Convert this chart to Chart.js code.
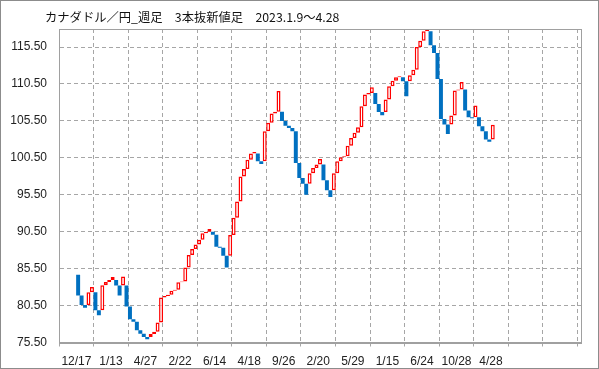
<!DOCTYPE html>
<html>
<head>
<meta charset="utf-8">
<script src="https://cdn.jsdelivr.net/npm/chart.js@4"></script>
<style>
html,body{margin:0;padding:0;background:#fff;}
#wrap{width:599px;height:369px;}
canvas{display:block;}
</style>
</head>
<body>
<div id="wrap"><canvas id="c" width="599" height="369"></canvas></div>
<script>
const chartTitle = 'カナダドル／円_週足　3本抜新値足　2023.1.9～4.28';
const xLabels = ['12/17','1/13','4/27','2/22','6/14','4/18','9/26','2/20','5/29','1/15','6/24','10/28','4/28'];
const yTicks = [75.5, 80.5, 85.5, 90.5, 95.5, 100.5, 105.5, 110.5, 115.5];
const barOpen = [
  84.68, 81.85, 80.57, 80.57, 82.30, 82.30, 79.88, 79.88, 83.25, 83.70,
  83.95, 83.95, 83.20, 83.20, 83.20, 80.37, 78.65, 78.32, 77.15, 76.70,
  76.25, 76.25, 76.65, 76.95, 78.20, 81.60, 81.80, 81.95, 82.50, 82.65,
  83.65, 83.75, 85.66, 87.33, 88.15, 88.78, 89.41, 90.30, 90.50, 90.50,
  90.10, 88.45, 88.32, 87.23, 87.23, 90.05, 92.40, 94.58, 97.98, 98.98,
  100.25, 101.07, 101.07, 100.02, 100.02, 104.10, 105.24, 106.50, 106.74, 106.74,
  105.47, 104.85, 104.55, 104.10, 99.80, 97.76, 96.99, 96.99, 98.42, 99.12,
  99.60, 99.60, 97.45, 96.10, 96.10, 98.42, 100.03, 100.57, 100.70, 102.15,
  103.19, 103.90, 104.64, 107.48, 109.06, 109.28, 109.28, 107.80, 106.72, 106.72,
  108.38, 110.18, 110.95, 111.40, 111.40, 110.86, 110.86, 111.67, 112.44, 115.50,
  116.36, 117.62, 117.62, 115.73, 114.69, 111.18, 105.77, 105.00, 105.00, 106.22,
  109.60, 109.75, 109.75, 106.90, 106.00, 106.00, 106.00, 104.78, 104.10, 102.98,
  102.98
];
const barClose = [
  81.85, 80.57, 80.20, 82.30, 83.00, 79.88, 79.20, 83.25, 83.70, 83.95,
  84.36, 83.20, 81.85, 84.45, 80.37, 78.65, 78.32, 77.15, 76.70, 76.25,
  75.95, 76.65, 76.95, 78.20, 81.60, 81.80, 81.95, 82.50, 82.65, 83.65,
  83.75, 85.66, 87.33, 88.15, 88.78, 89.41, 90.30, 90.50, 90.86, 90.10,
  88.45, 88.32, 87.23, 85.65, 90.05, 92.40, 94.58, 97.98, 98.98, 100.25,
  101.07, 101.30, 100.02, 99.66, 104.10, 105.24, 106.50, 106.74, 109.55, 105.47,
  104.85, 104.55, 104.10, 99.80, 97.76, 96.99, 95.50, 98.42, 99.12, 99.60,
  100.35, 97.45, 96.10, 95.20, 98.42, 100.03, 100.57, 100.70, 102.15, 103.19,
  103.90, 104.64, 107.48, 109.06, 109.28, 110.05, 107.80, 106.72, 106.27, 108.38,
  110.18, 110.95, 111.40, 111.54, 110.86, 108.83, 111.67, 112.44, 115.50, 116.36,
  117.62, 117.93, 115.73, 114.69, 111.18, 105.77, 105.00, 103.74, 106.22, 109.60,
  109.75, 110.77, 106.90, 106.00, 105.86, 107.57, 104.78, 104.10, 102.98, 102.66,
  104.98
];

const UP = '#ff0000';
const DOWN = '#0070c0';
const GRID = '#a6a6a6';

const points = barOpen.map((o, i) => ({ x: i + 0.5, y: [o, barClose[i]] }));

const framePlugin = {
  id: 'frame',
  beforeDraw(chart) {
    const ctx = chart.ctx;
    ctx.save();
    ctx.fillStyle = '#ffffff';
    ctx.fillRect(0, 0, chart.width, chart.height);
    ctx.restore();
  },
  afterDraw(chart) {
    const ctx = chart.ctx;
    const a = chart.chartArea;
    ctx.save();
    ctx.strokeStyle = '#a0a0a0';
    ctx.lineWidth = 1;
    ctx.strokeRect(Math.round(a.left) + 0.5, Math.round(a.top) + 0.5, Math.round(a.right - a.left), Math.round(a.bottom - a.top));
    ctx.strokeStyle = '#8c8c8c';
    ctx.strokeRect(0.5, 0.5, chart.width - 1, chart.height - 1);
    ctx.fillStyle = '#111111';
    ctx.font = '12.3px "Noto Sans CJK JP", sans-serif';
    ctx.textBaseline = 'middle';
    ctx.textAlign = 'left';
    ctx.fillText(chartTitle, 45, 17);
    ctx.restore();
  }
};

new Chart(document.getElementById('c'), {
  type: 'bar',
  data: {
    datasets: [{
      data: points,
      backgroundColor: (c) => {
        const r = c.raw; if (!r) return DOWN;
        return r.y[1] >= r.y[0] ? '#ffffff' : DOWN;
      },
      borderColor: (c) => {
        const r = c.raw; if (!r) return DOWN;
        return r.y[1] >= r.y[0] ? UP : DOWN;
      },
      borderWidth: (c) => {
        const r = c.raw; if (!r) return 0;
        return r.y[1] >= r.y[0] ? 1.5 : 0;
      },
      borderSkipped: false,
      barPercentage: 1.15,
      categoryPercentage: 1
    }]
  },
  options: {
    responsive: false,
    animation: false,
    devicePixelRatio: 1,
    layout: { padding: { left: 0, right: 18, top: 29, bottom: 0 } },
    plugins: {
      legend: { display: false },
      title: { display: false },
      tooltip: { enabled: false }
    },
    scales: {
      x: {
        type: 'linear',
        min: 0,
        max: 141,
        afterFit: (s) => { s.height = 26.5; },
        ticks: {
          stepSize: 10,
          includeBounds: false,
          autoSkip: false,
          maxRotation: 0,
          padding: 8,
          color: '#222',
          font: { family: '"Liberation Sans", Arial, sans-serif', size: 12 },
          callback: (v) => {
            const k = Math.round(v / 10);
            return (Math.abs(v - k * 10) < 1e-6 && k < xLabels.length) ? xLabels[k] : '';
          }
        },
        grid: {
          color: GRID,
          lineWidth: 1,
          drawTicks: true,
          tickLength: 4,
          tickColor: GRID,
          tickBorderDash: []
        },
        border: { display: true, color: '#a0a0a0', dash: [4, 3] }
      },
      y: {
        type: 'linear',
        min: 75.5,
        max: 117.94,
        afterFit: (s) => { s.width = 59; },
        afterBuildTicks: (s) => { s.ticks = yTicks.map(v => ({ value: v })); },
        ticks: {
          padding: 12,
          color: '#222',
          font: { family: '"Liberation Sans", Arial, sans-serif', size: 12 },
          callback: (v) => Number(v).toFixed(2)
        },
        grid: {
          color: GRID,
          lineWidth: 1,
          drawTicks: false
        },
        border: { display: true, color: '#a0a0a0', dash: [4, 3] }
      }
    }
  },
  plugins: [framePlugin]
});
</script>
</body>
</html>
※
● **STATED TASK**
Transcribe all the lines above exactly, apart from the pictures.

● **ANSWER TO THIS TASK**
Convert this chart to Chart.js code.
<!DOCTYPE html>
<html>
<head>
<meta charset="utf-8">
<script src="https://cdn.jsdelivr.net/npm/chart.js@4"></script>
<style>
html,body{margin:0;padding:0;background:#fff;}
#wrap{width:599px;height:369px;}
canvas{display:block;}
</style>
</head>
<body>
<div id="wrap"><canvas id="c" width="599" height="369"></canvas></div>
<script>
const chartTitle = 'カナダドル／円_週足　3本抜新値足　2023.1.9～4.28';
const xLabels = ['12/17','1/13','4/27','2/22','6/14','4/18','9/26','2/20','5/29','1/15','6/24','10/28','4/28'];
const yTicks = [75.5, 80.5, 85.5, 90.5, 95.5, 100.5, 105.5, 110.5, 115.5];
const barOpen = [
  84.68, 81.85, 80.57, 80.57, 82.30, 82.30, 79.88, 79.88, 83.25, 83.70,
  83.95, 83.95, 83.20, 83.20, 83.20, 80.37, 78.65, 78.32, 77.15, 76.70,
  76.25, 76.25, 76.65, 76.95, 78.20, 81.60, 81.80, 81.95, 82.50, 82.65,
  83.65, 83.75, 85.66, 87.33, 88.15, 88.78, 89.41, 90.30, 90.50, 90.50,
  90.10, 88.45, 88.32, 87.23, 87.23, 90.05, 92.40, 94.58, 97.98, 98.98,
  100.25, 101.07, 101.07, 100.02, 100.02, 104.10, 105.24, 106.50, 106.74, 106.74,
  105.47, 104.85, 104.55, 104.10, 99.80, 97.76, 96.99, 96.99, 98.42, 99.12,
  99.60, 99.60, 97.45, 96.10, 96.10, 98.42, 100.03, 100.57, 100.70, 102.15,
  103.19, 103.90, 104.64, 107.48, 109.06, 109.28, 109.28, 107.80, 106.72, 106.72,
  108.38, 110.18, 110.95, 111.40, 111.40, 110.86, 110.86, 111.67, 112.44, 115.50,
  116.36, 117.62, 117.62, 115.73, 114.69, 111.18, 105.77, 105.00, 105.00, 106.22,
  109.60, 109.75, 109.75, 106.90, 106.00, 106.00, 106.00, 104.78, 104.10, 102.98,
  102.98
];
const barClose = [
  81.85, 80.57, 80.20, 82.30, 83.00, 79.88, 79.20, 83.25, 83.70, 83.95,
  84.36, 83.20, 81.85, 84.45, 80.37, 78.65, 78.32, 77.15, 76.70, 76.25,
  75.95, 76.65, 76.95, 78.20, 81.60, 81.80, 81.95, 82.50, 82.65, 83.65,
  83.75, 85.66, 87.33, 88.15, 88.78, 89.41, 90.30, 90.50, 90.86, 90.10,
  88.45, 88.32, 87.23, 85.65, 90.05, 92.40, 94.58, 97.98, 98.98, 100.25,
  101.07, 101.30, 100.02, 99.66, 104.10, 105.24, 106.50, 106.74, 109.55, 105.47,
  104.85, 104.55, 104.10, 99.80, 97.76, 96.99, 95.50, 98.42, 99.12, 99.60,
  100.35, 97.45, 96.10, 95.20, 98.42, 100.03, 100.57, 100.70, 102.15, 103.19,
  103.90, 104.64, 107.48, 109.06, 109.28, 110.05, 107.80, 106.72, 106.27, 108.38,
  110.18, 110.95, 111.40, 111.54, 110.86, 108.83, 111.67, 112.44, 115.50, 116.36,
  117.62, 117.93, 115.73, 114.69, 111.18, 105.77, 105.00, 103.74, 106.22, 109.60,
  109.75, 110.77, 106.90, 106.00, 105.86, 107.57, 104.78, 104.10, 102.98, 102.66,
  104.98
];

const UP = '#ff0000';
const DOWN = '#0070c0';
const GRID = '#a6a6a6';

const points = barOpen.map((o, i) => ({ x: i + 0.5, y: [o, barClose[i]] }));

const framePlugin = {
  id: 'frame',
  beforeDraw(chart) {
    const ctx = chart.ctx;
    ctx.save();
    ctx.fillStyle = '#ffffff';
    ctx.fillRect(0, 0, chart.width, chart.height);
    ctx.restore();
  },
  afterDraw(chart) {
    const ctx = chart.ctx;
    const a = chart.chartArea;
    ctx.save();
    ctx.strokeStyle = '#a0a0a0';
    ctx.lineWidth = 1;
    ctx.strokeRect(Math.round(a.left) + 0.5, Math.round(a.top) + 0.5, Math.round(a.right - a.left), Math.round(a.bottom - a.top));
    ctx.strokeStyle = '#8c8c8c';
    ctx.strokeRect(0.5, 0.5, chart.width - 1, chart.height - 1);
    ctx.fillStyle = '#111111';
    ctx.font = '12.3px "Noto Sans CJK JP", sans-serif';
    ctx.textBaseline = 'middle';
    ctx.textAlign = 'left';
    ctx.fillText(chartTitle, 45, 17);
    ctx.restore();
  }
};

new Chart(document.getElementById('c'), {
  type: 'bar',
  data: {
    datasets: [{
      data: points,
      backgroundColor: (c) => {
        const r = c.raw; if (!r) return DOWN;
        return r.y[1] >= r.y[0] ? '#ffffff' : DOWN;
      },
      borderColor: (c) => {
        const r = c.raw; if (!r) return DOWN;
        return r.y[1] >= r.y[0] ? UP : DOWN;
      },
      borderWidth: (c) => {
        const r = c.raw; if (!r) return 0;
        return r.y[1] >= r.y[0] ? 1.5 : 0;
      },
      borderSkipped: false,
      barPercentage: 1.15,
      categoryPercentage: 1
    }]
  },
  options: {
    responsive: false,
    animation: false,
    devicePixelRatio: 1,
    layout: { padding: { left: 0, right: 18, top: 29, bottom: 0 } },
    plugins: {
      legend: { display: false },
      title: { display: false },
      tooltip: { enabled: false }
    },
    scales: {
      x: {
        type: 'linear',
        min: 0,
        max: 141,
        afterFit: (s) => { s.height = 26.5; },
        ticks: {
          stepSize: 10,
          includeBounds: false,
          autoSkip: false,
          maxRotation: 0,
          padding: 8,
          color: '#222',
          font: { family: '"Liberation Sans", Arial, sans-serif', size: 12 },
          callback: (v) => {
            const k = Math.round(v / 10);
            return (Math.abs(v - k * 10) < 1e-6 && k < xLabels.length) ? xLabels[k] : '';
          }
        },
        grid: {
          color: GRID,
          lineWidth: 1,
          drawTicks: true,
          tickLength: 4,
          tickColor: GRID,
          tickBorderDash: []
        },
        border: { display: true, color: '#a0a0a0', dash: [4, 3] }
      },
      y: {
        type: 'linear',
        min: 75.5,
        max: 117.94,
        afterFit: (s) => { s.width = 59; },
        afterBuildTicks: (s) => { s.ticks = yTicks.map(v => ({ value: v })); },
        ticks: {
          padding: 12,
          color: '#222',
          font: { family: '"Liberation Sans", Arial, sans-serif', size: 12 },
          callback: (v) => Number(v).toFixed(2)
        },
        grid: {
          color: GRID,
          lineWidth: 1,
          drawTicks: false
        },
        border: { display: true, color: '#a0a0a0', dash: [4, 3] }
      }
    }
  },
  plugins: [framePlugin]
});
</script>
</body>
</html>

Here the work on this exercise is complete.